Events are pretty straight-forward to add usually, so I don't see why there's resistance to following the established patterns that developers rely on. We spend more time discussing the merits of why these things exist over and over again than just implementing the other set of events.

@michael-hawker I agree with your comments and am still against the IsOpen/Opening convention as I mentioned in the PR. I think it's a bit shortsighted and doesn't match with historic precedents. That said, this was opened as a 'bug' with a mismatch between the intent of the events and the actual implementation (naming). @ranjeshj Confirmed the naming actually matches the intent. However much I disagree, this isn't a bug in that case. (only the sequence of invoking the events needs to be fixed now)

I opened the other issue #4407 to address adding the other two missing events (which only needs to be slightly adjusted now). I still intend to add this in another PR (as requested) and hope there isn't further push back there.

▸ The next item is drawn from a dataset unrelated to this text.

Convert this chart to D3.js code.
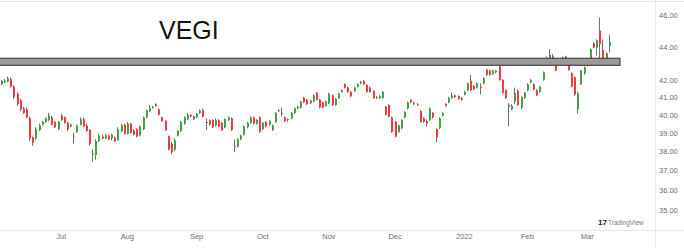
<!DOCTYPE html>
<html>
<head>
<meta charset="utf-8">
<script src="https://cdn.jsdelivr.net/npm/d3@7"></script>
<style>
    body { margin: 0; background: #fff; }
    svg { display: block; font-family: "Liberation Sans", Arial, sans-serif; }
</style>
</head>
<body>
<svg id="canvas" width="684" height="248"></svg>
<script>
let width = 684;
let height = 248;

// Daily candles, oldest first (Jun 2021 .. Mar 2022).
let opens = [41.75, 41.85, 41.9, 42.05, 41.6, 41.2, 40.8, 40.35, 40.3, 39.8,
    38.75, 38.7, 39.15, 39.45, 39.6, 39.7, 39.85, 39.6, 39.2, 39.95,
    39.85, 39.55, 39.35, 38.85, 39.05, 39.45, 39.75, 39.4, 39.15, 37.9,
    37.8, 38.55, 38.8, 38.7, 38.85, 38.7, 38.75, 38.6, 39.1, 39.45,
    38.95, 39.5, 39.1, 39.2, 38.85, 39.2, 39.85, 40.2, 40.4, 40.6,
    40.3, 39.85, 39.65, 38.8, 38.4, 38.1, 38.85, 39.1, 39.5, 39.75,
    39.98, 39.9, 39.85, 40.1, 40.25, 39.6, 39.7, 39.7, 39.4, 39.7,
    39.55, 39.3, 39.7, 39.8, 38.3, 38.25, 38.65, 38.9, 39.3, 39.55,
    39.85, 39.5, 39.85, 39.2, 39.6, 39.45, 39.15, 39.6, 40.2, 40.1,
    39.85, 39.75, 39.8, 40.1, 40.35, 40.4, 40.95, 40.85, 40.65, 40.75,
    41.25, 40.85, 40.7, 40.5, 40.65, 41.1, 40.55, 40.95, 41.3, 41.75,
    41.55, 41.3, 41.35, 41.6, 41.8, 41.95, 41.7, 41.55, 41.35, 40.95,
    40.95, 40.95, 40.45, 40.55, 39.85, 39.6, 39.05, 39.25, 39.85, 40.35,
    40.85, 40.65, 40.58, 40.2, 39.8, 39.65, 39.7, 40.1, 39.2, 39.25,
    39.95, 40.6, 40.7, 40.95, 41.1, 41.05, 40.95, 41.15, 41.4, 41.95,
    41.65, 41.55, 41.6, 41.8, 42.6, 42.55, 42.35, 42.45, 42.8, 42.0,
    41.4, 40.55, 40.3, 40.75, 41.35, 40.4, 40.95, 41.4, 41.85, 41.75,
    41.4, 41.3, 42.0, 43.15, 43.2, 43.4, 43.2, 42.9, 43.2, 43.4,
    43.1, 42.4, 42.15, 40.3, 41.75, 42.4, 42.85, 43.2, 44.2, 43.95,
    45.0, 43.8, 43.1, 44.05];
let highs = [42.0, 42.05, 42.2, 42.15, 41.7, 41.3, 40.9, 40.45, 40.4, 39.9,
    38.8, 39.3, 39.5, 39.65, 39.85, 40.1, 39.95, 39.65, 39.65, 40.05,
    39.9, 39.6, 39.5, 39.0, 39.45, 39.85, 39.85, 39.5, 39.2, 38.1,
    38.65, 38.95, 38.9, 38.95, 38.9, 38.95, 38.8, 39.3, 39.5, 39.5,
    39.6, 39.55, 39.2, 39.25, 39.4, 39.9, 40.3, 40.55, 40.5, 40.65,
    40.35, 39.9, 39.7, 38.85, 38.5, 38.7, 39.15, 39.65, 39.9, 40.1,
    40.05, 39.95, 40.1, 40.3, 40.35, 39.8, 39.75, 39.75, 39.8, 39.75,
    39.6, 39.8, 39.9, 39.85, 38.65, 38.7, 38.9, 39.4, 39.6, 39.9,
    39.9, 39.75, 39.9, 39.6, 39.65, 39.7, 39.45, 40.15, 40.3, 40.4,
    39.9, 39.8, 40.15, 40.4, 40.5, 40.8, 41.0, 40.9, 40.85, 41.15,
    41.3, 40.9, 40.75, 40.8, 41.25, 41.15, 40.95, 41.25, 41.45, 41.8,
    41.6, 41.35, 41.6, 41.8, 41.95, 42.0, 41.75, 41.6, 41.4, 41.05,
    41.1, 41.35, 40.5, 40.6, 39.9, 39.65, 39.45, 39.75, 40.2, 40.75,
    40.9, 40.75, 40.65, 40.25, 39.85, 39.75, 40.4, 40.15, 39.25, 39.85,
    40.15, 40.65, 41.0, 41.25, 41.15, 41.1, 41.0, 41.35, 41.85, 42.3,
    41.7, 41.85, 41.8, 42.15, 42.65, 42.6, 42.6, 42.6, 42.85, 42.05,
    41.45, 40.65, 40.6, 41.55, 41.45, 41.05, 41.3, 41.8, 42.05, 41.8,
    41.45, 41.65, 42.5, 43.4, 43.85, 43.55, 43.25, 43.2, 43.4, 43.45,
    43.15, 42.45, 42.2, 41.3, 42.6, 42.8, 43.25, 43.9, 44.3, 44.45,
    45.85, 44.45, 43.65, 44.75];
let lows = [41.7, 41.8, 41.85, 41.55, 40.9, 40.5, 40.2, 40.05, 39.8, 38.55,
    38.3, 38.6, 39.1, 39.4, 39.55, 39.65, 39.4, 39.25, 39.15, 39.65,
    39.5, 39.1, 39.3, 38.4, 39.0, 39.4, 39.3, 39.05, 38.3, 37.45,
    37.55, 38.5, 38.65, 38.65, 38.6, 38.6, 38.5, 38.55, 39.05, 38.9,
    38.9, 38.95, 38.85, 38.75, 38.8, 39.15, 39.8, 40.15, 40.35, 40.45,
    39.95, 39.6, 39.1, 38.05, 37.85, 38.0, 38.8, 39.05, 39.45, 39.7,
    39.85, 39.7, 39.8, 40.05, 39.85, 39.15, 39.4, 39.25, 39.35, 39.3,
    39.1, 39.25, 39.65, 39.1, 37.95, 38.2, 38.6, 38.85, 39.25, 39.5,
    39.45, 39.45, 39.0, 39.15, 39.3, 39.4, 39.1, 39.55, 40.15, 39.9,
    39.6, 39.6, 39.75, 40.05, 40.3, 40.35, 40.65, 40.55, 40.6, 40.7,
    40.8, 40.35, 40.35, 40.45, 40.6, 40.5, 40.5, 40.9, 41.25, 41.5,
    41.25, 41.0, 41.3, 41.55, 41.75, 41.7, 41.25, 41.25, 40.9, 40.9,
    40.9, 40.9, 39.95, 39.85, 39.0, 38.75, 39.0, 39.2, 39.8, 40.3,
    40.65, 40.55, 40.5, 39.55, 39.55, 39.35, 39.65, 39.8, 38.5, 39.2,
    39.9, 40.45, 40.65, 40.9, 40.95, 40.85, 40.8, 41.1, 41.35, 41.35,
    41.4, 41.5, 41.15, 41.75, 42.25, 42.25, 42.3, 42.4, 41.95, 41.2,
    40.9, 39.35, 40.25, 40.6, 40.5, 40.3, 40.9, 41.35, 41.8, 41.4,
    41.05, 41.25, 41.95, 43.1, 43.0, 43.1, 42.5, 42.85, 43.15, 43.0,
    42.55, 41.55, 41.05, 40.05, 41.7, 42.3, 42.8, 43.15, 43.9, 43.45,
    43.2, 43.05, 43.0, 43.65];
let closes = [41.95, 41.95, 42.1, 41.6, 41.0, 40.6, 40.3, 40.1, 39.85, 38.7,
    38.45, 39.2, 39.4, 39.6, 39.8, 39.95, 39.45, 39.3, 39.6, 39.7,
    39.55, 39.2, 39.45, 38.8, 39.4, 39.75, 39.35, 39.1, 38.4, 37.85,
    38.55, 38.85, 38.7, 38.85, 38.65, 38.9, 38.55, 39.2, 39.4, 38.95,
    39.5, 39.0, 38.9, 38.8, 39.35, 39.85, 40.25, 40.4, 40.45, 40.5,
    40.0, 39.65, 39.15, 38.1, 37.95, 38.6, 39.1, 39.6, 39.85, 40.0,
    39.9, 39.75, 40.05, 40.25, 39.9, 39.55, 39.45, 39.3, 39.7, 39.35,
    39.15, 39.75, 39.85, 39.15, 38.25, 38.65, 38.85, 39.35, 39.55, 39.85,
    39.5, 39.7, 39.05, 39.55, 39.35, 39.65, 39.4, 40.1, 40.25, 40.05,
    39.65, 39.7, 40.1, 40.35, 40.45, 40.75, 40.7, 40.6, 40.8, 41.1,
    40.85, 40.4, 40.4, 40.75, 41.2, 40.55, 40.9, 41.2, 41.4, 41.55,
    41.3, 41.05, 41.55, 41.75, 41.9, 41.75, 41.3, 41.3, 40.95, 41.0,
    41.05, 41.3, 40.0, 39.9, 39.05, 38.8, 39.4, 39.7, 40.15, 40.7,
    40.7, 40.6, 40.55, 39.6, 39.6, 39.5, 40.35, 39.85, 38.75, 39.8,
    40.1, 40.5, 40.95, 41.1, 41.0, 40.9, 40.85, 41.3, 41.8, 41.4,
    41.45, 41.8, 41.55, 42.1, 42.3, 42.3, 42.55, 42.55, 42.0, 41.25,
    40.95, 40.45, 40.5, 41.25, 40.55, 41.0, 41.25, 41.75, 42.0, 41.45,
    41.1, 41.6, 42.45, 43.3, 43.5, 43.15, 42.55, 43.15, 43.35, 43.05,
    42.6, 41.6, 41.15, 41.2, 42.55, 42.75, 43.15, 43.85, 43.95, 44.4,
    44.15, 43.1, 43.6, 44.3];

// Price axis labels and month labels (bar index of first trading day).
let priceTicks = [35, 36, 37, 38, 39, 40, 41, 42, 44, 46];
let monthLabels = ["Jul", "Aug", "Sep", "Oct", "Nov", "Dec", "2022", "Feb", "Mar"];
let monthIndex = [19, 40, 62, 83, 104, 125, 147, 167, 186];

// Horizontal resistance level drawn on the chart.
let levelPrice = 43.08;
let title = "VEGI";

let upColor = "#43a047";
let downColor = "#ef3b3b";
let wickColor = "#6f6f6f";

let canvas = d3.select("#canvas");

let x = d3.scaleLinear().domain([0, 193]).range([0.8, 608.8]);
let y = d3.scaleLog().domain([35, 46]).range([210, 15]);

let bars = opens.map((o, i) => ({ i: i, o: o, h: highs[i], l: lows[i], c: closes[i] }));


function drawFrame() {
    canvas.append("line")
        .attr("x1", 0).attr("x2", width)
        .attr("y1", 1.5).attr("y2", 1.5)
        .attr("stroke", "#e6e6e6");
    canvas.append("line")
        .attr("x1", 0).attr("x2", width)
        .attr("y1", 230.5).attr("y2", 230.5)
        .attr("stroke", "#e8e8e8");
    canvas.append("line")
        .attr("x1", 655.5).attr("x2", 655.5)
        .attr("y1", 0).attr("y2", height)
        .attr("stroke", "#e8e8e8");
}


function drawAxes() {
    let yAxis = d3.axisRight(y)
        .tickValues(priceTicks)
        .tickFormat(d3.format(".2f"))
        .tickSize(0)
        .tickPadding(0);
    canvas.append("g")
        .attr("transform", "translate(659,0)")
        .call(yAxis)
        .call(g => g.select(".domain").remove())
        .selectAll("text")
        .attr("font-size", 7.5)
        .attr("fill", "#6a6d78")
        .attr("font-family", "'Liberation Sans', Arial, sans-serif");

    let xAxis = d3.axisBottom(x)
        .tickValues(monthIndex)
        .tickFormat((d, i) => monthLabels[i])
        .tickSize(0)
        .tickPadding(0);
    canvas.append("g")
        .attr("transform", "translate(0,234)")
        .call(xAxis)
        .call(g => g.select(".domain").remove())
        .selectAll("text")
        .attr("font-size", 7.5)
        .attr("fill", "#6a6d78")
        .attr("font-family", "'Liberation Sans', Arial, sans-serif");
}


function drawCandles() {
    let g = canvas.append("g").classed("candles", true);
    g.selectAll("line")
        .data(bars)
        .enter()
        .append("line")
        .attr("x1", d => Math.round(x(d.i)) + 0.5)
        .attr("x2", d => Math.round(x(d.i)) + 0.5)
        .attr("y1", d => y(d.h))
        .attr("y2", d => y(d.l))
        .attr("stroke", wickColor)
        .attr("stroke-width", 1);
    g.selectAll("rect")
        .data(bars)
        .enter()
        .append("rect")
        .attr("x", d => Math.round(x(d.i)))
        .attr("width", 2)
        .attr("y", d => y(Math.max(d.o, d.c)))
        .attr("height", d => Math.max(1, Math.abs(y(d.o) - y(d.c))))
        .attr("fill", d => d.c >= d.o ? upColor : downColor);
}


function drawLevel() {
    canvas.append("rect")
        .attr("x", -1)
        .attr("width", 621)
        .attr("y", y(levelPrice) - 3.5)
        .attr("height", 7)
        .attr("fill", "#9b9b9b")
        .attr("stroke", "#474747")
        .attr("stroke-width", 1.2);
}


function drawLabels() {
    canvas.append("text")
        .attr("x", 159)
        .attr("y", 39)
        .attr("font-size", 25)
        .attr("fill", "#111")
        .text(title);

    let logo = canvas.append("g").attr("transform", "translate(598,222)");
    logo.append("text")
        .attr("x", 0)
        .attr("y", 3)
        .attr("font-size", 8)
        .attr("font-weight", "bold")
        .attr("fill", "#131722")
        .text("17");
    logo.append("text")
        .attr("x", 10)
        .attr("y", 3)
        .attr("font-size", 6.5)
        .attr("fill", "#787b86")
        .text("TradingView");
}


drawFrame();
drawCandles();
drawLevel();
drawAxes();
drawLabels();
</script>
</body>
</html>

All these things which seem to come up as bugs after things have shipped over and over again that should just be part of the best-practices for creating a control.

Yes, I've requested that in the past as well. We constantly have issues with text scaling, etc. because there is no checklist or standardized test sequence. The fundamental problem seems to be the individuals implementing controls now don't have a strong background in XAML. I'm at the point now where I'm just choosing my battles and fixing things myself when it directly affects apps I'm responsible for. I would like to emphasize again that the developers consuming the framework seem to have much more knowledge of the framework than most at Microsoft these days (obviously you are one of a handful not in this category). I don't think a lot of the problems you mentioned come from community contributions.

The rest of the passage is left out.